**Given exercise:** Skip the pictures. Transcribe the rest of the data below without changing a word.

**Collected data:**
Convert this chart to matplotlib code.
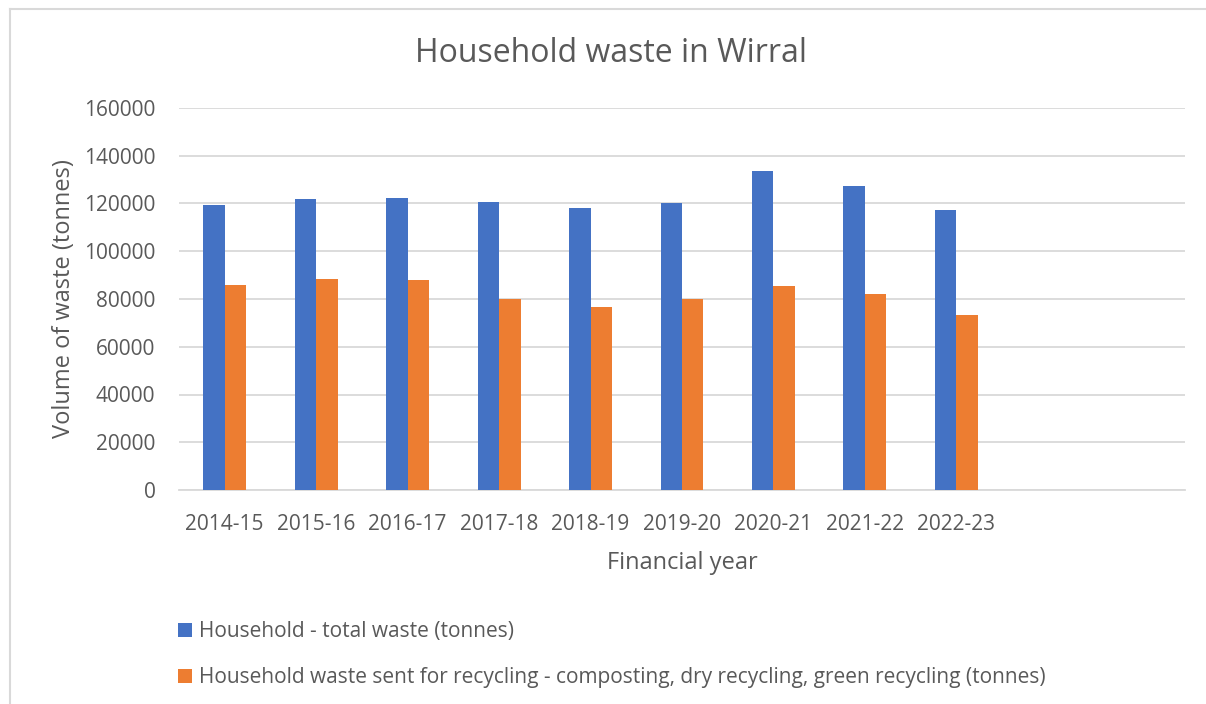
import numpy as np
import matplotlib
matplotlib.use("Agg")
import matplotlib.pyplot as plt
from matplotlib.lines import Line2D

years = ["2014-15", "2015-16", "2016-17", "2017-18", "2018-19",
         "2019-20", "2020-21", "2021-22", "2022-23"]
total_waste = [119300, 121700, 122100, 120700, 118000,
               120300, 133500, 127500, 117200]
recycled_waste = [85700, 88300, 87800, 80100, 76700,
                  80100, 85300, 82300, 73100]
n_slots = 11  # the chart leaves room for two empty categories

label_total = "Household - total waste (tonnes)"
label_recycled = ("Household waste sent for recycling - composting, dry recycling, "
                  "green recycling (tonnes)")

txt = "#595959"
grid = "#D9D9D9"
plt.rcParams['font.family'] = ['Open Sans', 'DejaVu Sans']

fig = plt.figure(figsize=(12.06, 7.04), dpi=100)
ax = fig.add_axes([179/1206, 1 - 490/704, (1185 - 179)/1206, (490 - 108)/704])

x = np.arange(len(years))
w = 0.235
ax.bar(x - w/2, total_waste, w, color="#4472C4", label=label_total, zorder=3)
ax.bar(x + w/2, recycled_waste, w, color="#ED7D31", label=label_recycled, zorder=3)

ax.set_xlim(-0.5, n_slots - 0.5)
ax.set_ylim(0, 160000)
ax.set_yticks(np.arange(0, 160001, 20000))
ax.set_xticks(np.arange(n_slots))
ax.set_xticklabels(years + [""] * (n_slots - len(years)))
ax.tick_params(length=0, labelsize=15, colors=txt)
ax.tick_params(axis='y', pad=17)
ax.tick_params(axis='x', pad=17)
ax.yaxis.grid(True, color=grid, lw=1.3, zorder=0)
for s in ["top", "right", "left"]:
    ax.spines[s].set_visible(False)
ax.spines["bottom"].set_color(grid)
ax.spines["bottom"].set_linewidth(1.3)

ax.set_xlabel("Financial year", fontsize=17, color=txt, labelpad=12)
ax.set_ylabel("Volume of waste (tonnes)", fontsize=17, color=txt, labelpad=6)
fig.text(611/1206, 1 - 54/704, "Household waste in Wirral", fontsize=23,
         color=txt, ha="center", va="center")

leg = fig.legend(loc="upper left", bbox_to_anchor=(178/1206, 1 - 621/704),
                 frameon=False, fontsize=15, handlelength=0.65, handleheight=0.65,
                 handletextpad=0.35, labelspacing=1.2, borderpad=0,
                 borderaxespad=0)
for t in leg.get_texts():
    t.set_color(txt)

# outer chart border (top and left edges visible in the crop)
fig.add_artist(Line2D([10/1206, 1], [1 - 9/704, 1 - 9/704], color=grid, lw=1.5,
                      transform=fig.transFigure))
fig.add_artist(Line2D([10/1206, 10/1206], [0, 1 - 9/704], color=grid, lw=1.5,
                      transform=fig.transFigure))

fig.savefig("out.png", dpi=100)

**Answer to the exercise:**
Convert this chart to matplotlib code.
import numpy as np
import matplotlib
matplotlib.use("Agg")
import matplotlib.pyplot as plt
from matplotlib.lines import Line2D

years = ["2014-15", "2015-16", "2016-17", "2017-18", "2018-19",
         "2019-20", "2020-21", "2021-22", "2022-23"]
total_waste = [119300, 121700, 122100, 120700, 118000,
               120300, 133500, 127500, 117200]
recycled_waste = [85700, 88300, 87800, 80100, 76700,
                  80100, 85300, 82300, 73100]
n_slots = 11  # the chart leaves room for two empty categories

label_total = "Household - total waste (tonnes)"
label_recycled = ("Household waste sent for recycling - composting, dry recycling, "
                  "green recycling (tonnes)")

txt = "#595959"
grid = "#D9D9D9"
plt.rcParams['font.family'] = ['Open Sans', 'DejaVu Sans']

fig = plt.figure(figsize=(12.06, 7.04), dpi=100)
ax = fig.add_axes([179/1206, 1 - 490/704, (1185 - 179)/1206, (490 - 108)/704])

x = np.arange(len(years))
w = 0.235
ax.bar(x - w/2, total_waste, w, color="#4472C4", label=label_total, zorder=3)
ax.bar(x + w/2, recycled_waste, w, color="#ED7D31", label=label_recycled, zorder=3)

ax.set_xlim(-0.5, n_slots - 0.5)
ax.set_ylim(0, 160000)
ax.set_yticks(np.arange(0, 160001, 20000))
ax.set_xticks(np.arange(n_slots))
ax.set_xticklabels(years + [""] * (n_slots - len(years)))
ax.tick_params(length=0, labelsize=15, colors=txt)
ax.tick_params(axis='y', pad=17)
ax.tick_params(axis='x', pad=17)
ax.yaxis.grid(True, color=grid, lw=1.3, zorder=0)
for s in ["top", "right", "left"]:
    ax.spines[s].set_visible(False)
ax.spines["bottom"].set_color(grid)
ax.spines["bottom"].set_linewidth(1.3)

ax.set_xlabel("Financial year", fontsize=17, color=txt, labelpad=12)
ax.set_ylabel("Volume of waste (tonnes)", fontsize=17, color=txt, labelpad=6)
fig.text(611/1206, 1 - 54/704, "Household waste in Wirral", fontsize=23,
         color=txt, ha="center", va="center")

leg = fig.legend(loc="upper left", bbox_to_anchor=(178/1206, 1 - 621/704),
                 frameon=False, fontsize=15, handlelength=0.65, handleheight=0.65,
                 handletextpad=0.35, labelspacing=1.2, borderpad=0,
                 borderaxespad=0)
for t in leg.get_texts():
    t.set_color(txt)

# outer chart border (top and left edges visible in the crop)
fig.add_artist(Line2D([10/1206, 1], [1 - 9/704, 1 - 9/704], color=grid, lw=1.5,
                      transform=fig.transFigure))
fig.add_artist(Line2D([10/1206, 10/1206], [0, 1 - 9/704], color=grid, lw=1.5,
                      transform=fig.transFigure))

fig.savefig("out.png", dpi=100)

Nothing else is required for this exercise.